The firewall requirement comes first since the first technical layer of information security is generally at the network level, by preventing "unauthorized access from untrusted networks" (PCI DSS 3.2, p.20) . Firewall functionality can be provided by multiple types of devices, from firewalls themselves to routers and switches, all of which can be physical devices or even virtual ones. Whenever we refer to 'firewall', we refer to the devices providing that functionality. The goal of requirement 1 is to reduce access to the network to the smallest number possible that are required for business. As with in everything in PCI DSS and information security, we should always default to "closed", meaning that we start in a locked-down secure state and then only open what is required for business.
The PCI DSS requires the presence of an externally-facing demilitarized zone (DMZ) for all systems that are exposed to what PCI DSS calls "open, public networks" (networks not under the organization's control), most often referring to the internet. The goal of this intermediate zone is to make an attacker's job more difficult by having them need to subvert a first set of systems with limited access to the internal network.

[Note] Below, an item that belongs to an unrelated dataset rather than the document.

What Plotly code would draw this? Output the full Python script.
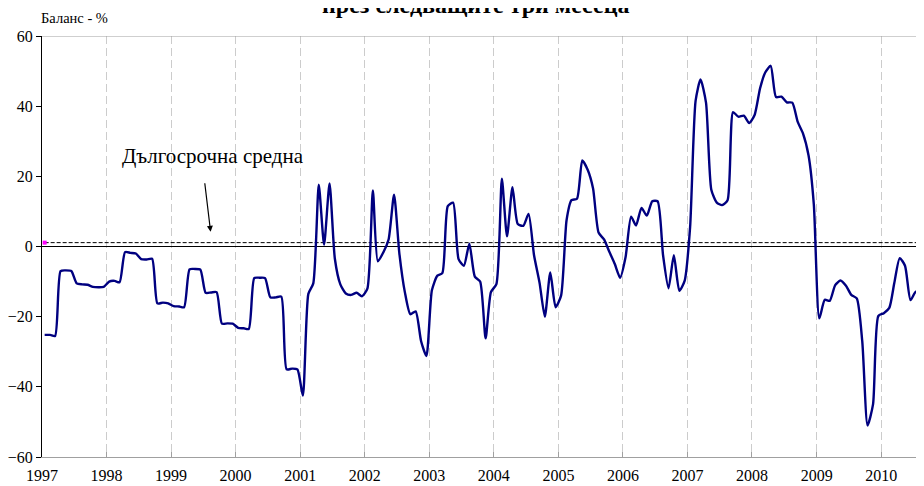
import pandas as pd
import plotly.graph_objects as go

# ---------------- data ----------------
start_month = "1997-01-01"
balance = [
    -25.2, -25.2, -25.5, -7.0, -6.8, -7.0, -10.5, -10.8, -10.9, -11.5, -11.6, -11.5,   # 1997
    -10.0, -9.8, -10.2, -1.6, -1.8, -2.0, -3.6, -3.7, -3.5, -16.2, -16.0, -16.2,       # 1998
    -17.0, -17.1, -17.3, -6.5, -6.4, -6.6, -13.2, -13.1, -13.0, -22.0, -21.9, -22.0,   # 1999
    -23.2, -23.3, -23.5, -9.0, -8.9, -9.0, -14.5, -14.5, -14.3, -35.0, -34.8, -35.0,   # 2000
    -42.5, -13.5, -10.5, 17.6, 0.5, 18.0, -3.5, -10.8, -13.4, -13.8, -13.2, -14.2,     # 2001
    -12.0, 16.0, -4.2, -1.7, 2.0, 14.8, -2.0, -13.0, -19.3, -18.5, -27.0, -31.2,       # 2002
    -12.5, -8.3, -7.6, 11.5, 12.5, -3.6, -5.5, 0.8, -8.6, -10.0, -26.2, -13.0,         # 2003
    -10.7, 19.3, 2.9, 16.9, 6.4, 5.9, 9.3, -2.5, -10.3, -20.0, -7.4, -17.3,            # 2004
    -14.0, 7.5, 13.2, 13.6, 24.5, 21.8, 16.5, 4.0, 2.0, -1.5, -5.0, -8.9,              # 2005
    -3.0, 8.5, 6.0, 11.0, 8.8, 12.9, 12.9, -2.5, -11.9, -2.5, -12.6, -9.8,             # 2006
    5.5, 41.5, 47.6, 41.0, 16.2, 12.5, 11.8, 13.2, 38.3, 37.0, 37.3, 35.2,             # 2007
    37.5, 45.1, 49.6, 51.5, 42.6, 42.7, 41.1, 41.0, 35.5, 32.2, 26.0, 12.0,            # 2008
    -20.5, -15.2, -15.5, -11.0, -9.7, -11.2, -13.8, -14.8, -27.0, -51.0, -45.0, -19.8, # 2009
    -19.0, -17.5, -10.5, -3.3, -5.5, -15.3, -12.9, -13.8, -15.0,                       # 2010
]
long_term_average = 1.1
years = list(range(1997, 2011))
tick_labels = [str(y) for y in years]
y_ticks = [-60, -40, -20, 0, 20, 40, 60]

title_text = "през следващите три месеца"
y_title = "Баланс - %"
avg_label = "Дългосрочна средна"

# ---------------- build ----------------
dates = pd.date_range(start_month, periods=len(balance), freq="MS") + pd.Timedelta(days=15)
x_dates = [d.strftime("%Y-%m-%d") for d in dates]
tick_dates = [f"{y}-01-01" for y in years]

def frac_date(yr):
    return (pd.Timestamp("1997-01-01") + pd.Timedelta(days=(yr - 1997) * 365.25)).strftime("%Y-%m-%d %H:%M")

x_start = "1997-01-01"
x_end = frac_date(2010.663)

SERIF = "Liberation Serif"

fig = go.Figure()

# long-term average (dashed)
fig.add_trace(go.Scatter(
    x=[x_dates[0], x_dates[-1]], y=[long_term_average, long_term_average],
    mode="lines", line=dict(color="black", width=1, dash="4px,2px"),
    hoverinfo="skip", showlegend=False))
fig.add_trace(go.Scatter(
    x=[x_dates[0]], y=[long_term_average], mode="markers",
    marker=dict(color="#ff00ff", size=4, symbol="square"),
    showlegend=False, hoverinfo="skip"))

# main series
fig.add_trace(go.Scatter(
    x=x_dates, y=balance, mode="lines",
    line=dict(color="#000080", width=2.4, shape="spline", smoothing=0.6),
    showlegend=False))

# page body has an 8px margin, so the figure is sized/offset to compensate
fig.update_layout(
    width=916, height=478,
    margin=dict(l=32, r=0, t=28, b=29),
    paper_bgcolor="white", plot_bgcolor="white",
    font=dict(family=SERIF, size=16, color="black"),
    showlegend=False,
)

fig.update_xaxes(
    type="date", range=[x_start, x_end],
    tickmode="array", tickvals=tick_dates, ticktext=tick_labels,
    ticks="inside", ticklen=5, tickcolor="#a0a0a0", tickwidth=1,
    showline=True, linecolor="#a0a0a0", linewidth=1,
    showgrid=True, gridcolor="#cccccc", gridwidth=1, griddash="8px,4px",
    ticklabelstandoff=4,
    tickfont=dict(family=SERIF, size=16, color="black"),
    zeroline=False,
)
fig.update_yaxes(
    range=[-60, 60], tickmode="array", tickvals=y_ticks,
    ticks="outside", ticklen=5, tickcolor="black", tickwidth=1,
    showline=True, linecolor="black", linewidth=1,
    showgrid=False,
    zeroline=True, zerolinecolor="black", zerolinewidth=1.3,
    tickfont=dict(family=SERIF, size=16, color="black"),
)

# top border line at 60
fig.add_shape(type="line", xref="paper", yref="y", x0=0, x1=1, y0=60, y1=60,
              line=dict(color="#a0a0a0", width=1))

# y axis title
fig.add_annotation(text=y_title, xref="paper", yref="paper",
                   x=-3 / 884, y=1 + 18 / 421, xanchor="left", yanchor="middle",
                   showarrow=False, font=dict(family=SERIF, size=14.5, color="black"))

# cut-off chart title
fig.add_annotation(text="<b>" + title_text + "</b>", xref="paper", yref="paper",
                   x=(475 - 40) / 884, y=1 + 16 / 421, xanchor="center", yanchor="bottom",
                   showarrow=False, font=dict(family=SERIF, size=24, color="black"))

# long-term average label + arrow
fig.add_annotation(text=avg_label, x=frac_date(1999.643), y=25.9, xref="x", yref="y",
                   xanchor="center", yanchor="middle", showarrow=False,
                   font=dict(family=SERIF, size=21, color="black"))
fig.add_annotation(text="", x=frac_date(1999.612), y=4.2, xref="x", yref="y",
                   ax=-6, ay=-50, showarrow=True, arrowhead=2, arrowsize=1,
                   arrowwidth=1.2, arrowcolor="black")

fig.write_html("out.html")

And while segmenting the internal network to create the CDE (the internal PCI zone) is not a PCI DSS requirement, it is a strong recommendation from both the council and most information security practitioners. In the absence of adequate network segmentation, the complete internal network is in scope and forms the CDE.
One often forgotten item is the fact to no system in the CDE should access the internet directly. In fact, for security's sake, standard best practices dictate that most systems in an organization should never access the internet directly (if this can be avoided), but should go through filtering systems that may restrict access to undesirable sites (undesirable is to be defined by the organization) including filtering for malware or illegal sites. Many attacks involve the use of social engineering, such as phishing emails, to users who click on links to infected sites which leverage web browser vulnerabilities to infect the end-user's computer and give an entry point on the network for the attacker.
PCI DSS calls for Firewall Configuration Standards to be established. Those standards cover default initial (and secure) configurations (covered in requirement 2 hardening for other types of systems) as well as the process to manage changes to the firewall. The firewall devices must be managed so that any changes are appropriately approved, and the rules allowing for traffic must be reviewed periodically (at least twice a year).
Documentation of the scope, covered in the PCI DSS Scoping Model and Approach is also part of this requirement from a network and data flow perspective, but the complete scope includes more than these requirements.
Personal Firewall (requirement 1.4) will be covered along with other Remote Access requirements.